I found myself drawn to two different ideas in the lectionary, which then became woven together as I used them to reflect on Christian worship. In his speech in Acts and in his letter, Peter provides an executive guide to the faith, just the essentials, if you will, with a strong focus on the forgiveness of sins. Luke recounts for us the encounter between two followers and the risen Christ, wherein they and his readers gain insight into holy communion.

The authors of the lectionary selected for us a speech by Peter in Acts and an excerpt from his letter 1 Peter with the same themes. Peter outlines the central Christian teaching: humanity has turned its back on God, instead choosing “futile ways,” sin in Biblical parlance. Humanity will face God’s judgment for these actions. But instead God offers the sacrifice of his son Jesus Christ to save us from God’s judgment. His speaking and writing are simple and direct in a kind of Joe Friday style – where just the facts are given. Explanations, weasel words, and later glosses are simply not there. Peter saw it firsthand and he reports simply in way that Joe Friday would like. These readings fulfill our need to have the central message of Christianity ever before us. We hear this message each week in church: Almighty God, in his mercy, has given his Son to die for us, and for his sake, forgives us all of our sins. When we turn to Luke we learn of an encounter by two people with Jesus on the road to Emmaus.
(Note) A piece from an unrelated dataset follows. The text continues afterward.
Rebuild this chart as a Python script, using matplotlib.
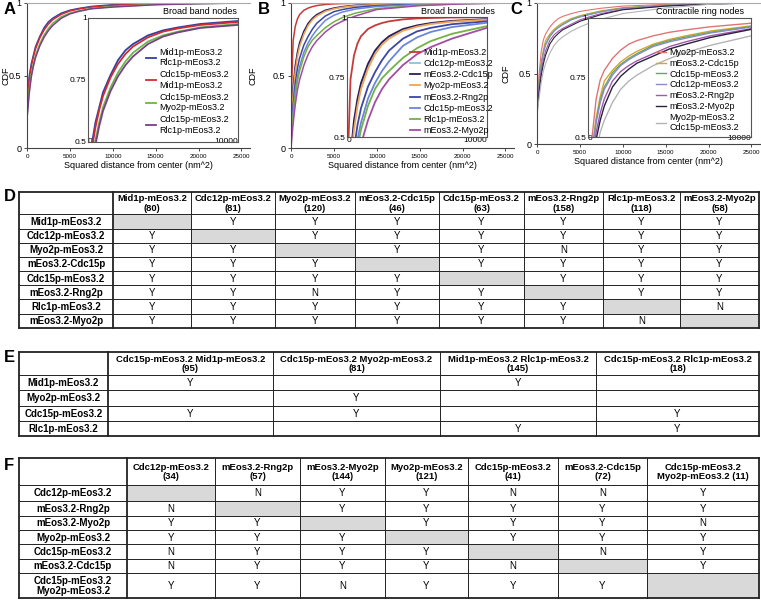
import numpy as np
import matplotlib
matplotlib.use('Agg')
import matplotlib.pyplot as plt
from matplotlib.patches import Rectangle

plt.rcParams['font.family'] = ['Liberation Sans', 'DejaVu Sans']

W, H = 761, 601

xs = [0, 250, 500, 750, 1000, 1500, 2000, 2500, 3000, 4000, 5000, 6000, 7500, 10000, 15000, 20000, 25000]

# panel A: broad band nodes, two-colour strains
a_labels = ['Mid1p-mEos3.2\nRlc1p-mEos3.2', 'Cdc15p-mEos3.2\nMid1p-mEos3.2',
            'Cdc15p-mEos3.2\nMyo2p-mEos3.2', 'Cdc15p-mEos3.2\nRlc1p-mEos3.2']
a_colors = ['#3340a0', '#d42a35', '#6ab845', '#7a3f86']
a_mid1_rlc1 = [0.25, 0.49, 0.58, 0.64, 0.70, 0.77, 0.83, 0.87, 0.895, 0.93, 0.95, 0.962, 0.976, 0.988, 0.996, 0.999, 1.0]
a_cdc15_mid1 = [0.25, 0.47, 0.56, 0.63, 0.685, 0.76, 0.815, 0.855, 0.885, 0.922, 0.945, 0.958, 0.972, 0.984, 0.994, 0.998, 1.0]
a_cdc15_myo2 = [0.22, 0.40, 0.51, 0.58, 0.64, 0.72, 0.78, 0.825, 0.86, 0.905, 0.93, 0.945, 0.962, 0.976, 0.99, 0.996, 1.0]
a_cdc15_rlc1 = [0.20, 0.37, 0.49, 0.565, 0.625, 0.705, 0.765, 0.81, 0.845, 0.895, 0.925, 0.942, 0.96, 0.972, 0.988, 0.995, 1.0]
a_series = [a_mid1_rlc1, a_cdc15_mid1, a_cdc15_myo2, a_cdc15_rlc1]

# panel B: broad band nodes
b_labels = ['Mid1p-mEos3.2', 'Cdc12p-mEos3.2', 'mEos3.2-Cdc15p', 'Myo2p-mEos3.2',
            'mEos3.2-Rng2p', 'Cdc15p-mEos3.2', 'Rlc1p-mEos3.2', 'mEos3.2-Myo2p']
b_colors = ['#c83a3a', '#7cc8e2', '#2c1c5e', '#f0a552', '#3d46a2', '#6a86dc', '#72b244', '#a24ca4']
b_mid1 = [0.30, 0.74, 0.84, 0.89, 0.92, 0.95, 0.965, 0.975, 0.982, 0.99, 0.994, 0.996, 0.998, 0.999, 1.0, 1.0, 1.0]
b_cdc12 = [0.15, 0.40, 0.55, 0.64, 0.71, 0.79, 0.855, 0.89, 0.915, 0.945, 0.962, 0.972, 0.982, 0.99, 0.997, 0.999, 1.0]
b_cdc15n = [0.15, 0.42, 0.57, 0.66, 0.725, 0.805, 0.86, 0.895, 0.92, 0.95, 0.965, 0.975, 0.984, 0.991, 0.997, 0.999, 1.0]
b_myo2 = [0.12, 0.38, 0.53, 0.63, 0.70, 0.785, 0.845, 0.885, 0.91, 0.943, 0.96, 0.971, 0.981, 0.989, 0.996, 0.999, 1.0]
b_rng2 = [0.10, 0.30, 0.45, 0.55, 0.62, 0.71, 0.77, 0.82, 0.86, 0.91, 0.94, 0.955, 0.97, 0.982, 0.993, 0.998, 1.0]
b_cdc15c = [0.08, 0.26, 0.40, 0.49, 0.56, 0.66, 0.725, 0.775, 0.815, 0.88, 0.915, 0.938, 0.958, 0.976, 0.99, 0.997, 1.0]
b_rlc1 = [0.05, 0.22, 0.36, 0.46, 0.53, 0.63, 0.70, 0.745, 0.775, 0.83, 0.87, 0.90, 0.93, 0.962, 0.985, 0.995, 1.0]
b_myo2n = [0.0, 0.17, 0.30, 0.40, 0.47, 0.57, 0.645, 0.70, 0.74, 0.80, 0.845, 0.875, 0.91, 0.955, 0.982, 0.994, 1.0]
b_series = [b_mid1, b_cdc12, b_cdc15n, b_myo2, b_rng2, b_cdc15c, b_rlc1, b_myo2n]

# panel C: contractile ring nodes
c_labels = ['Myo2p-mEos3.2', 'mEos3.2-Cdc15p', 'Cdc15p-mEos3.2', 'Cdc12p-mEos3.2',
            'mEos3.2-Rng2p', 'mEos3.2-Myo2p', 'Myo2p-mEos3.2\nCdc15p-mEos3.2']
c_colors = ['#e07474', '#d6a62a', '#62a862', '#8a8cc8', '#a457a8', '#24243e', '#b4b4b4']
c_myo2 = [0.30, 0.50, 0.66, 0.74, 0.78, 0.83, 0.865, 0.89, 0.905, 0.925, 0.94, 0.95, 0.963, 0.978, 0.99, 0.996, 1.0]
c_cdc15n = [0.28, 0.45, 0.58, 0.67, 0.735, 0.78, 0.815, 0.84, 0.86, 0.89, 0.91, 0.925, 0.945, 0.967, 0.985, 0.995, 1.0]
c_cdc15c = [0.27, 0.44, 0.57, 0.655, 0.71, 0.77, 0.805, 0.83, 0.85, 0.885, 0.905, 0.92, 0.94, 0.964, 0.984, 0.995, 1.0]
c_cdc12 = [0.26, 0.43, 0.56, 0.645, 0.70, 0.76, 0.80, 0.825, 0.845, 0.88, 0.90, 0.915, 0.937, 0.962, 0.983, 0.994, 1.0]
c_rng2 = [0.24, 0.40, 0.52, 0.60, 0.66, 0.735, 0.775, 0.80, 0.82, 0.85, 0.88, 0.90, 0.925, 0.955, 0.98, 0.993, 1.0]
c_myo2n = [0.22, 0.37, 0.49, 0.57, 0.63, 0.71, 0.755, 0.785, 0.81, 0.84, 0.87, 0.89, 0.918, 0.952, 0.978, 0.992, 1.0]
c_myo2_cdc15 = [0.20, 0.33, 0.44, 0.52, 0.57, 0.645, 0.70, 0.735, 0.76, 0.80, 0.83, 0.855, 0.885, 0.925, 0.965, 0.99, 1.0]
c_series = [c_myo2, c_cdc15n, c_cdc15c, c_cdc12, c_rng2, c_myo2n, c_myo2_cdc15]

# ---- tables
d_cols = ['Mid1p-mEos3.2\n(80)', 'Cdc12p-mEos3.2\n(81)', 'Myo2p-mEos3.2\n(120)', 'mEos3.2-Cdc15p\n(46)',
          'Cdc15p-mEos3.2\n(63)', 'mEos3.2-Rng2p\n(158)', 'Rlc1p-mEos3.2\n(118)', 'mEos3.2-Myo2p\n(58)']
d_rows = ['Mid1p-mEos3.2', 'Cdc12p-mEos3.2', 'Myo2p-mEos3.2', 'mEos3.2-Cdc15p',
          'Cdc15p-mEos3.2', 'mEos3.2-Rng2p', 'Rlc1p-mEos3.2', 'mEos3.2-Myo2p']
d_cells = ['-YYYYYYY', 'Y-YYYYYY', 'YY-YYNYY', 'YYY-YYYY',
           'YYYY-YYY', 'YYNYY-YY', 'YYYYYY-N', 'YYYYYYN-']

e_cols = ['Cdc15p-mEos3.2 Mid1p-mEos3.2\n(95)', 'Cdc15p-mEos3.2 Myo2p-mEos3.2\n(81)',
          'Mid1p-mEos3.2 Rlc1p-mEos3.2\n(145)', 'Cdc15p-mEos3.2 Rlc1p-mEos3.2\n(18)']
e_rows = ['Mid1p-mEos3.2', 'Myo2p-mEos3.2', 'Cdc15p-mEos3.2', 'Rlc1p-mEos3.2']
e_cells = ['Y.Y.', '.Y..', 'YY.Y', '..YY']

f_cols = ['Cdc12p-mEos3.2\n(34)', 'mEos3.2-Rng2p\n(57)', 'mEos3.2-Myo2p\n(144)', 'Myo2p-mEos3.2\n(121)',
          'Cdc15p-mEos3.2\n(41)', 'mEos3.2-Cdc15p\n(72)', 'Cdc15p-mEos3.2\nMyo2p-mEos3.2 (11)']
f_rows = ['Cdc12p-mEos3.2', 'mEos3.2-Rng2p', 'mEos3.2-Myo2p', 'Myo2p-mEos3.2',
          'Cdc15p-mEos3.2', 'mEos3.2-Cdc15p', 'Cdc15p-mEos3.2\nMyo2p-mEos3.2']
f_cells = ['-NYYNNY', 'N-YYYYY', 'YY-YYYN', 'YYY-YYY', 'NYYY-NY', 'NYYYN-Y', 'YYNYYY-']

fig = plt.figure(figsize=(W / 100, H / 100), dpi=100)


def px_axes(x0, y0, x1, y1):
    # pixel box (top-left origin) -> axes
    return fig.add_axes([x0 / W, 1 - y1 / H, (x1 - x0) / W, (y1 - y0) / H])


def cdf_panel(box, inbox, series, colors, labels, title, title_xy, leg_xy, lw, labspace, ylab_x, inpad):
    ax = px_axes(*box)
    for ys, c in zip(series, colors):
        ax.plot(xs, ys, color=c, lw=lw)
    ax.set_xlim(0, 26000)
    ax.set_ylim(0, 1)
    ax.set_xticks([0, 5000, 10000, 15000, 20000, 25000])
    ax.set_yticks([0, 0.5, 1])
    ax.set_yticklabels(['0', '0.5', '1'], fontsize=6.5)
    ax.tick_params(axis='x', labelsize=4.5, length=2, width=0.5, pad=2)
    ax.tick_params(axis='y', length=2, width=0.5, pad=2)
    for s in ['left', 'bottom']:
        ax.spines[s].set_color('#444444')
        ax.spines[s].set_linewidth(0.8)
    ax.spines['top'].set_color('#aaaaaa')
    ax.spines['top'].set_linewidth(0.8)
    ax.spines['right'].set_visible(False)
    ax.set_xlabel('Squared distance from center (nm^2)', fontsize=6.5, labelpad=2)
    ax.set_ylabel('CDF', fontsize=6.5)
    ax.yaxis.set_label_coords(ylab_x, 0.5)
    fig.text(title_xy[0] / W, 1 - title_xy[1] / H, title, fontsize=6.5, ha='right', va='center')

    ai = px_axes(*inbox)
    ai.set_facecolor('white')
    lines = []
    for ys, c in zip(series, colors):
        ln, = ai.plot(xs, ys, color=c, lw=lw + 0.2)
        lines.append(ln)
    ai.set_xlim(0, 10000)
    ai.set_ylim(0.5, 1)
    ai.set_yticks([0.5, 0.75, 1])
    ai.set_yticklabels(['0.5', '0.75', '1'], fontsize=6)
    ai.set_xticks([0, 10000])
    ai.set_xticklabels(['0', '10000'], fontsize=6)
    ai.tick_params(axis='y', length=0, pad=1)
    ai.tick_params(axis='x', length=0, pad=inpad)
    tl = ai.get_xticklabels()
    tl[0].set_ha('left')
    tl[1].set_ha('right')
    for s in ai.spines.values():
        s.set_color('#555555')
        s.set_linewidth(0.8)
    ai.legend(lines, labels, loc='upper left', bbox_to_anchor=(leg_xy[0] / W, 1 - leg_xy[1] / H),
              bbox_transform=fig.transFigure, frameon=False, fontsize=6.5, handlelength=1.1,
              handletextpad=0.4, labelspacing=labspace, borderaxespad=0, borderpad=0)
    return ax


cdf_panel((27, 3, 250, 148), (88, 18, 238, 142), a_series, a_colors, a_labels,
          'Broad band nodes', (237, 11), (146, 48), 1.1, 0.33, -0.075, -3)
cdf_panel((291, 3, 514, 148), (347, 17, 487, 137), b_series, b_colors, b_labels,
          'Broad band nodes', (495, 11), (410, 48), 1.1, 0.24, -0.15, 0)
cdf_panel((537, 3, 760, 144), (588, 18, 751, 137), c_series, c_colors, c_labels,
          'Contractile ring nodes', (744, 12), (656, 48), 0.8, 0.2, -0.12, -1.5)

# panel letters
for lab, (x, y) in zip('ABCDEF', [(4, 10), (258, 10), (510, 10), (4, 197), (4, 357), (4, 466)]):
    fig.text(x / W, 1 - y / H, lab, fontsize=12, fontweight='bold', va='center', ha='left')

# ---- tables drawn in pixel coordinates
tab = fig.add_axes([0, 0, 1, 1], zorder=-1)
tab.set_xlim(0, W)
tab.set_ylim(H, 0)
tab.axis('off')


def draw_table(col_edges, row_edges, cols, rows, cells):
    for i, row in enumerate(cells):
        for j, v in enumerate(row):
            x0, x1 = col_edges[j + 1], col_edges[j + 2]
            y0, y1 = row_edges[i + 1], row_edges[i + 2]
            if v == '-':
                tab.add_patch(Rectangle((x0, y0), x1 - x0, y1 - y0, facecolor='#d9d9d9', edgecolor='none'))
            elif v in 'YN':
                tab.text((x0 + x1) / 2, (y0 + y1) / 2 + 0.5, v, ha='center', va='center', fontsize=7)
    for j, c in enumerate(cols):
        x0, x1 = col_edges[j + 1], col_edges[j + 2]
        tab.text((x0 + x1) / 2, (row_edges[0] + row_edges[1]) / 2 + 0.5, c, ha='center', va='center',
                 fontsize=6.8, fontweight='bold', linespacing=1.05)
    for i, r in enumerate(rows):
        tab.text((col_edges[0] + col_edges[1]) / 2, (row_edges[i + 1] + row_edges[i + 2]) / 2 + 0.5, r,
                 ha='center', va='center', fontsize=7, fontweight='bold', linespacing=1.05)
    for k, x in enumerate(col_edges):
        outer = k in (0, len(col_edges) - 1)
        tab.plot([x, x], [row_edges[0], row_edges[-1]], color='#222222', lw=1.3 if outer or k == 1 else 0.7)
    for k, y in enumerate(row_edges):
        outer = k in (0, len(row_edges) - 1)
        tab.plot([col_edges[0], col_edges[-1]], [y, y], color='#222222', lw=1.3 if outer else 0.7)


draw_table([19, 113, 191, 275, 355, 439, 524, 603, 680, 759],
           [192, 214, 228.5, 242.7, 256.8, 271, 285.2, 299.4, 313.6, 328],
           d_cols, d_rows, d_cells)
draw_table([19, 108, 273, 440, 596, 759],
           [352, 375, 390.3, 405.5, 420.8, 436],
           e_cols, e_rows, e_cells)
draw_table([19, 127, 215, 300, 385, 468, 558, 647, 759],
           [458, 485, 501, 515.5, 530, 544.3, 558.6, 573, 598],
           f_cols, f_rows, f_cells)

fig.savefig('out.png', dpi=100)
This is a genuine historical encounter, told with rich narrative details to emphasize certain church teachings. The first of these teachings is simple and direct: we encounter Jesus in holy communion. With most churches closed due to the current pandemic, many pastors are concerned about missing the celebration of Holy Communion with their congregations. I was astonished by the many unusual suggestions that are beingmade, as I read on the local ELCA’s bishop’s blog site: So-called virtual Communion and its accompanying cousins of Drive-Thru Communion or the more costly Drone Delivery of Communion are alternative ways for the Sacrament of Holy Communion to continue to be practiced during these days of
sequestered Christian worship. To emphasize his point, or perhaps for humor, the bishop included a photograph of a drone delivering communion wafers. To be fair, that particular bishop is opposed to “virtual
communion,” where congregants eat bread at home after watching their pastor consecrate bread
on YouTube.

Before we evaluate these proposals, we might consider how the Lutheran community has understood the central meaning of the Lord’s Supper. For us, the central meaning of the sacrament found in the words we hear. “This is the body of Christ, given for you. This is the blood of Christ, given for you.” To use Augustine’s famous phrase, the sacraments are the Word made visible. The Word is the word of God.

For Luther, baptism and the Lord’s Supper are simply clear forms of the gospel – the forgiveness of sins for the sake of Jesus Christ. In his great treatise, The Babylonian Captivity of the Church, Luther was to write, “…the mass is nothing but the aforementioned words of Christ,” by which Luther means the word: “This is my body, given for you. This is my blood, shed for you and for the forgiveness of sins.” He was to write that all a Christian needs is faith in these words.

We have come full circle, as people say. We are back to where we began with Peter’s proclamation of the forgiveness of sins. I would prefer to avoid being drawn into a debate about virtual communion or drone communion, but if I were, I would begin by pointing to those sections of The Babylonian
Captivity where Luther cautions against superstitious understandings of the sacrament. Instead, we are to focus on the word of God which proclaims the forgiveness of sin.

As Luther would write, “Where the word is, there is the church.”